On March 15, 1966, pursuant to a written motion and order thereon, the creditors who filed the January 4, 1966, Creditors' Petition were granted leave to file an amendment to their original Creditors' Petition and said amendment was filed on March 15, 1966. The amendment alleged additional acts of bankruptcy based on judgment liens allegedly obtained against the bankrupt on December 2, 1965, and December 16, 1965. The bankrupt's Motion to Dismiss this amendment was denied by the Referee and it is this Order that is now before the Court on a Petition for Review filed by the bankrupt.

In his certificate on Petition for Review, the Referee in Bankruptcy stated "that the question presented by the Petition for Review is whether the Referee, in his discretion, may permit an amendment setting forth acts of bankruptcy not alleged in the original Creditors' Petition if the new alleged acts of bankruptcy occurred less than four months prior to the date of such amendment."

The bankrupt contends that (1) it was an abuse of discretion to allow said amendment because the additional acts of bankruptcy alleged in the amendment were well known to the petitioning creditors and their attorney at the time original Creditors' Petition was filed, and hence, should have been included in the original Creditors' Petition, and (2) an amendment alleging acts of bankruptcy occurring subsequent to the act alleged in the original Creditors' Petition is improper.

With respect to the bankrupt's second contention, it has been held that the Bankruptcy Court, in its discretion, may permit an amendment to set forth an act of bankruptcy not alleged in the original petition. In re Meadville Pennsylvania Distilling Co. (D.C.W.D.Penn. 1943), 51 F. Supp. 586; In re Hamrick (D.C.N.D.Ga. 1909), 175 F. 279. 2 Collier on Bankruptcy, 18.26. It has further been held that, ordinarily, the discretion of the Bankruptcy Court in allowing amendments to the involuntary petition will not be disturbed. Fierman v. Frankfort Broom Co. (CA-3, 1934), 69 F.2d 827. The issue thus narrows to the question of whether, under the facts and circumstances of the case, the Referee was guilty of an abuse of discretion in allowing the amendment to be filed.

There was no abuse of discretion by the Referee in allowing the amendment to the original Creditors' Petition. It is apparent that the amendment was provoked by the bankrupt's collateral attack on the judgment of Investors Commercial Corporation which constituted the act of bankruptcy set forth in the original Creditors' Petition and that this collateral attack was first raised after the adjudication of bankruptcy. If the judgment of Investors Commercial Corporation (dated September 21, 1965) had been attacked directly by the bankrupt in the State Court prior to the filing of the original Creditors' Petition in this Court, then it is only reasonable to conclude that the petitioning creditors would have inserted in the original Creditors' Petition the alleged judgment lien of William Weinberg and Goldie Weinberg acquired on December 2, 1965, as an additional act of bankruptcy.
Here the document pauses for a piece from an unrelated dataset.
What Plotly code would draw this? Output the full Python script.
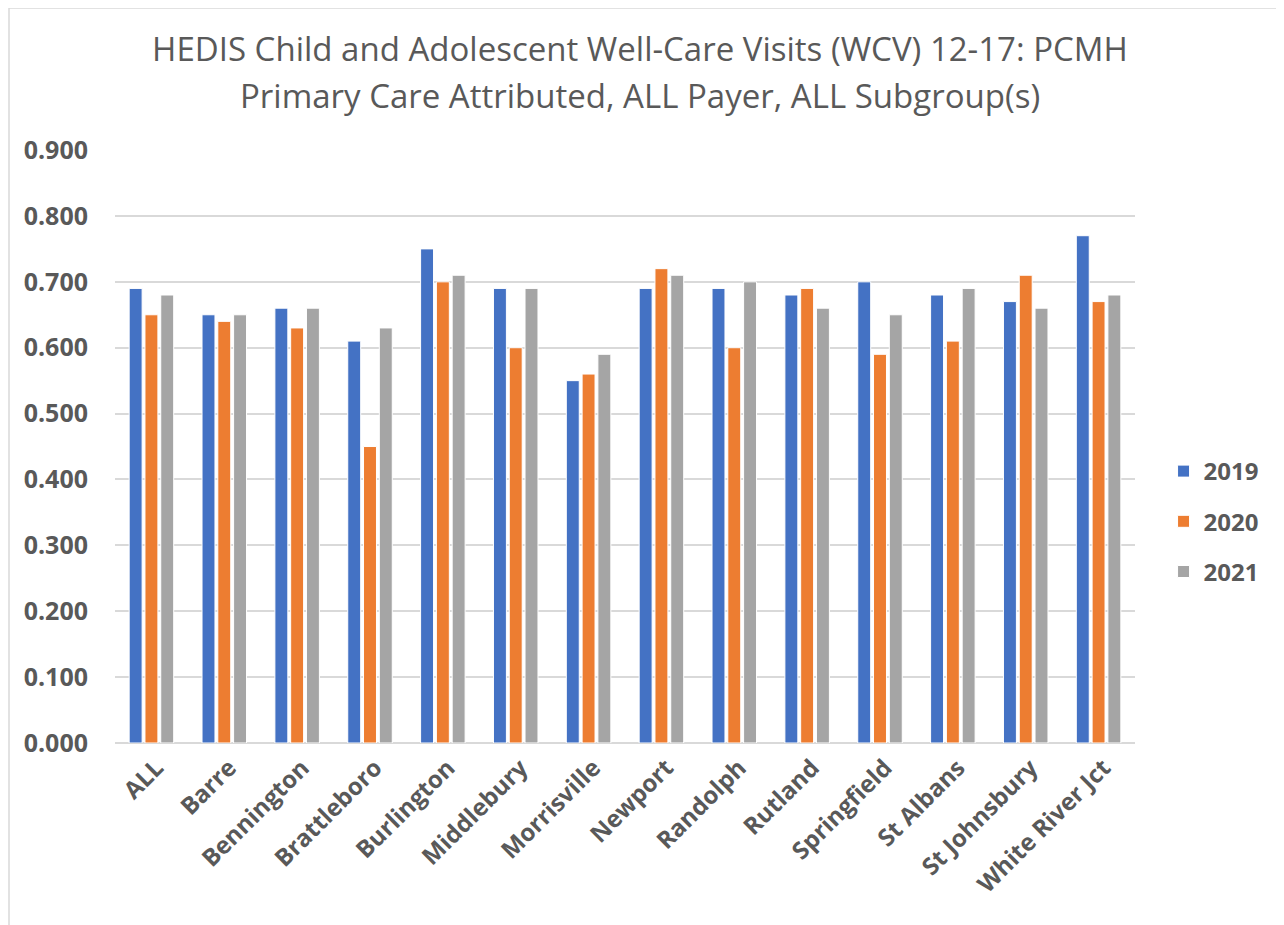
import plotly.graph_objects as go

# HEDIS WCV 12-17 rates by health service area
areas = ['ALL', 'Barre', 'Bennington', 'Brattleboro', 'Burlington', 'Middlebury',
         'Morrisville', 'Newport', 'Randolph', 'Rutland', 'Springfield',
         'St Albans', 'St Johnsbury', 'White River Jct']
rate_2019 = [0.69, 0.65, 0.66, 0.61, 0.75, 0.69, 0.55, 0.69, 0.69, 0.68, 0.70, 0.68, 0.67, 0.77]
rate_2020 = [0.65, 0.64, 0.63, 0.45, 0.70, 0.60, 0.56, 0.72, 0.60, 0.69, 0.59, 0.61, 0.71, 0.67]
rate_2021 = [0.68, 0.65, 0.66, 0.63, 0.71, 0.69, 0.59, 0.71, 0.70, 0.66, 0.65, 0.69, 0.66, 0.68]
y_ticks = [0.0, 0.1, 0.2, 0.3, 0.4, 0.5, 0.6, 0.7, 0.8, 0.9]

series = [('2019', rate_2019, '#4472C4'),
          ('2020', rate_2020, '#ED7D31'),
          ('2021', rate_2021, '#A5A5A5')]

txt = '#595959'

fig = go.Figure()
for name, vals, col in series:
    fig.add_trace(go.Bar(
        x=areas, y=vals, name=name, legendgroup=name,
        marker=dict(color=col, line=dict(color='white', width=1)),
    ))

# page is drawn with an 8px body margin, so the figure is 8px smaller each way
W, H = 1276, 917
fig.update_layout(
    width=W, height=H,
    autosize=False,
    margin=dict(l=107, r=149, t=142, b=182),
    paper_bgcolor='white', plot_bgcolor='white',
    barmode='group', bargap=0.35, bargroupgap=0.18,
    title=dict(
        text='HEDIS Child and Adolescent Well-Care Visits (WCV) 12-17: PCMH',
        x=(640 - 8) / W, xanchor='center', xref='container',
        y=1 - 41 / H, yanchor='middle', yref='container',
        font=dict(family='Open Sans', size=33, color=txt),
    ),
    font=dict(family='Open Sans', color=txt),
    legend=dict(
        x=1.028, xanchor='left', y=0.3735, yanchor='middle',
        font=dict(family='Open Sans', size=24, color=txt, weight='bold'),
        tracegroupgap=16, itemwidth=30,
    ),
    showlegend=True,
)
# second title line, placed separately to get the wider line spacing
fig.add_annotation(
    text='Primary Care Attributed, ALL Payer, ALL Subgroup(s)',
    xref='paper', yref='paper', x=(632 - 107) / 1020, y=1 + (142 - 87) / 593,
    xanchor='center', yanchor='middle', showarrow=False,
    font=dict(family='Open Sans', size=33, color=txt),
)
fig.update_yaxes(
    range=[0, 0.9001], tickvals=y_ticks, tickformat='.3f',
    showgrid=True, gridcolor='#d9d9d9', gridwidth=1.5,
    zeroline=True, zerolinecolor='#d9d9d9', zerolinewidth=1.5,
    showline=False, ticks='', ticklabelstandoff=26,
    tickfont=dict(family='Open Sans', size=25, color=txt, weight='bold'),
)
fig.update_xaxes(
    tickangle=-45, showgrid=False, showline=False, ticks='',
    ticklabelstandoff=5, ticklabelshift=5,
    tickfont=dict(family='Open Sans', size=24, color=txt, weight='bold'),
)

# chart area border (left and top edges visible in the frame)
fig.add_shape(type='rect', xref='paper', yref='paper',
              x0=-106 / 1020, x1=1180 / 1020,
              y0=-200 / 593, y1=735 / 593,
              line=dict(color='#d9d9d9', width=1.5), fillcolor='rgba(0,0,0,0)',
              layer='below')

fig.write_html('out.html')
It therefore seems only reasonable that, by virtue of the bankrupt's collateral attack on the September 21st judgment, the creditors should be permitted to amend by alleging other judgments obtained after September 21, 1965. The judgment lien of John T. Allen (acquired on December 16, 1965) alleged in the amendment had not yet ripened into an act of bankruptcy at the time the original Creditors' Petition was filed on January 4, 1966, and hence, it could not have been included in the original Creditors' Petition.
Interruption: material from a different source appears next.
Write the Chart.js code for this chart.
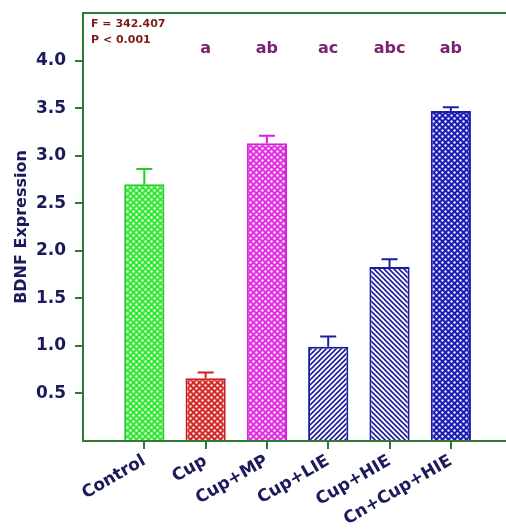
<!DOCTYPE html>
<html>
<head>
<meta charset="utf-8">
<script src="https://cdn.jsdelivr.net/npm/chart.js@4"></script>
<style>
  body { margin: 0; background: #fff; }
  #wrap { width: 506px; height: 531px; }
</style>
</head>
<body>
<div id="wrap"><canvas id="bdnfChart" width="506" height="531"></canvas></div>
<script>
const groups = ["Control", "Cup", "Cup+MP", "Cup+LIE", "Cup+HIE", "Cn+Cup+HIE"];
const bdnf = [2.70, 0.66, 3.13, 0.99, 1.83, 3.47];
const sem = [0.16, 0.06, 0.08, 0.11, 0.08, 0.04];
const sigLetters = ["", "a", "ab", "ac", "abc", "ab"];
const statLines = ["F = 342.407", "P < 0.001"];

const axisGreen = '#2f7a34';
const navy = '#1b1b5c';
const fontFam = '"DejaVu Sans", Verdana, sans-serif';

function dots(bg) {
  const c = document.createElement('canvas');
  c.width = c.height = 6;
  const g = c.getContext('2d');
  g.fillStyle = bg;
  g.fillRect(0, 0, 6, 6);
  g.fillStyle = 'rgba(255,255,255,0.9)';
  [[1.5, 1.5], [4.5, 4.5]].forEach(p => {
    g.beginPath(); g.arc(p[0], p[1], 1.2, 0, Math.PI * 2); g.fill();
  });
  return g.createPattern(c, 'repeat');
}

function hatch(fg, back) {
  const s = 5;
  const c = document.createElement('canvas');
  c.width = c.height = s;
  const g = c.getContext('2d');
  g.fillStyle = '#fff';
  g.fillRect(0, 0, s, s);
  g.strokeStyle = fg;
  g.lineWidth = 1.6;
  const segs = back
    ? [[0, 0, s, s], [-1, s - 1, 1, s + 1], [s - 1, -1, s + 1, 1]]
    : [[0, s, s, 0], [-1, 1, 1, -1], [s - 1, s + 1, s + 1, s - 1]];
  segs.forEach(l => { g.beginPath(); g.moveTo(l[0], l[1]); g.lineTo(l[2], l[3]); g.stroke(); });
  return g.createPattern(c, 'repeat');
}

const edgeColors = ['#22d022', '#c62020', '#d820d8', '#1c1ca0', '#1c1ca0', '#1c1cb0'];
const fills = [dots('#36e836'), dots('#d42a2a'), dots('#e030e0'),
               hatch('#1c1ca0', false), hatch('#1c1ca0', true), dots('#1c1cb4')];

// upper error bars
const errorBars = {
  id: 'errorBars',
  afterDatasetsDraw(chart) {
    const { ctx, scales: { x, y } } = chart;
    ctx.save();
    ctx.lineWidth = 2;
    bdnf.forEach((v, i) => {
      const px = x.getPixelForValue(i);
      const top = y.getPixelForValue(v + sem[i]);
      const base = y.getPixelForValue(v);
      ctx.strokeStyle = edgeColors[i];
      ctx.beginPath();
      ctx.moveTo(px, base); ctx.lineTo(px, top);
      ctx.moveTo(px - 8, top); ctx.lineTo(px + 8, top);
      ctx.stroke();
    });
    ctx.restore();
  }
};

// letters, stats and top frame
const annotations = {
  id: 'annotations',
  afterDraw(chart) {
    const { ctx, chartArea, scales: { x, y } } = chart;
    ctx.save();
    ctx.strokeStyle = axisGreen;
    ctx.lineWidth = 2;
    ctx.beginPath();
    ctx.moveTo(chartArea.left - 1, chartArea.top);
    ctx.lineTo(chartArea.right, chartArea.top);
    ctx.stroke();

    ctx.fillStyle = '#7a2370';
    ctx.font = 'bold 16px ' + fontFam;
    ctx.textAlign = 'center';
    ctx.textBaseline = 'middle';
    sigLetters.forEach((t, i) => {
      if (t) ctx.fillText(t, x.getPixelForValue(i), y.getPixelForValue(4.12));
    });

    ctx.fillStyle = '#7a1c1c';
    ctx.font = 'bold 11px ' + fontFam;
    ctx.textAlign = 'left';
    statLines.forEach((t, i) => ctx.fillText(t, chartArea.left + 8, chartArea.top + 11 + i * 16));
    ctx.restore();
  }
};

new Chart(document.getElementById('bdnfChart'), {
  type: 'bar',
  data: {
    datasets: [{
      data: bdnf.map((v, i) => ({ x: i, y: v })),
      backgroundColor: fills,
      borderColor: edgeColors,
      borderWidth: 2,
      borderSkipped: 'bottom',
      barPercentage: 0.82,
      categoryPercentage: 0.8
    }]
  },
  options: {
    responsive: false,
    animation: false,
    layout: { padding: { top: 13, right: 0, left: 0, bottom: 0 } },
    plugins: { legend: { display: false }, tooltip: { enabled: false } },
    scales: {
      x: {
        type: 'linear',
        offset: false,
        min: -1,
        max: 5.9,
        afterBuildTicks(scale) {
          scale.ticks = groups.map((g, i) => ({ value: i }));
        },
        afterFit(scale) {
          scale.height = 90;
          scale.paddingLeft = 0;
          scale.paddingRight = 0;
        },
        border: { color: axisGreen, width: 2 },
        grid: { offset: false, drawOnChartArea: false, color: axisGreen, lineWidth: 2, tickLength: 8 },
        ticks: {
          autoSkip: false,
          maxRotation: 30,
          minRotation: 30,
          padding: 2,
          color: navy,
          font: { family: fontFam, size: 17, weight: 'bold' },
          callback: v => groups[v]
        }
      },
      y: {
        min: 0,
        max: 4.5,
        afterFit(scale) {
          scale.width = 83;
          scale.paddingTop = 0;
          scale.paddingBottom = 0;
        },
        border: { color: axisGreen, width: 2 },
        grid: {
          drawOnChartArea: false,
          lineWidth: 2,
          tickLength: 8,
          color: c => (c.tick.value > 0 && c.tick.value < 4.5) ? axisGreen : 'rgba(0,0,0,0)'
        },
        ticks: {
          stepSize: 0.5,
          padding: 9,
          color: navy,
          font: { family: fontFam, size: 17, weight: 'bold' },
          callback: v => (v > 0 && v < 4.5) ? v.toFixed(1) : ''
        },
        title: {
          display: true,
          text: 'BDNF Expression',
          color: navy,
          padding: { top: 12, bottom: 4 },
          font: { family: fontFam, size: 16, weight: 'bold' }
        }
      }
    }
  },
  plugins: [errorBars, annotations]
});
</script>
</body>
</html>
The Court fails to see any merit in the bankrupt's contention that the additional acts of bankruptcy set forth in the amendment could only be raised by the filing of a Creditors' Petition in an entirely new bankruptcy proceeding. If the bankrupt has any defenses to the alleged acts of bankruptcy, he can raise them as well in the existing bankruptcy proceeding as he could have in any bankruptcy proceeding that the creditors would have been compelled to file if the Referee had not permitted the filing of the amendment. The bankrupt will be given an opportunity to plead any defenses to the alleged new acts of bankruptcy, and by virtue of an Order being entered simultaneously herewith, the bankrupt will also be given an opportunity to plead any further defenses he might have to the act of bankruptcy originally alleged in the January 4, 1966, Creditors' Petition. There is nothing in the record to indicate that the bankrupt has been prejudiced in any way by virtue of the fact that the alleged Weinberg judgment lien was not included as an additional act of bankruptcy in the original Creditors' Petition instead of being added by amendment. The same can be said of the alleged Allen judgment lien that ripened into an act of bankruptcy after the original Creditors' Petition was filed. If the bankrupt has a defense to the three alleged acts of bankruptcy, the bankruptcy proceeding will ultimately be dismissed. If he has no defense, then it would actually have been a waste of the bankrupt's assets for the Referee to have denied the amendment and thereby put the creditors to the expense of instituting an entirely new bankruptcy proceeding for the purpose of alleging the additional acts of bankruptcy which they alleged in the amendment to the Creditors' Petition.

Since there is adequate authority for allowing amendments setting up acts of bankruptcy occurring after the act alleged in the original Creditors' Petition, and since there are also facts and circumstances present in this case justifying the action taken, it is the opinion of the Court that it was proper for the Referee to allow the filing of the amendment. The Referee's Order denying the bankrupt's Motion to Dismiss said amendment will therefore be affirmed.

This opinion shall serve as the Court's findings of fact and conclusions of law, and an Order will be entered in accordance therewith.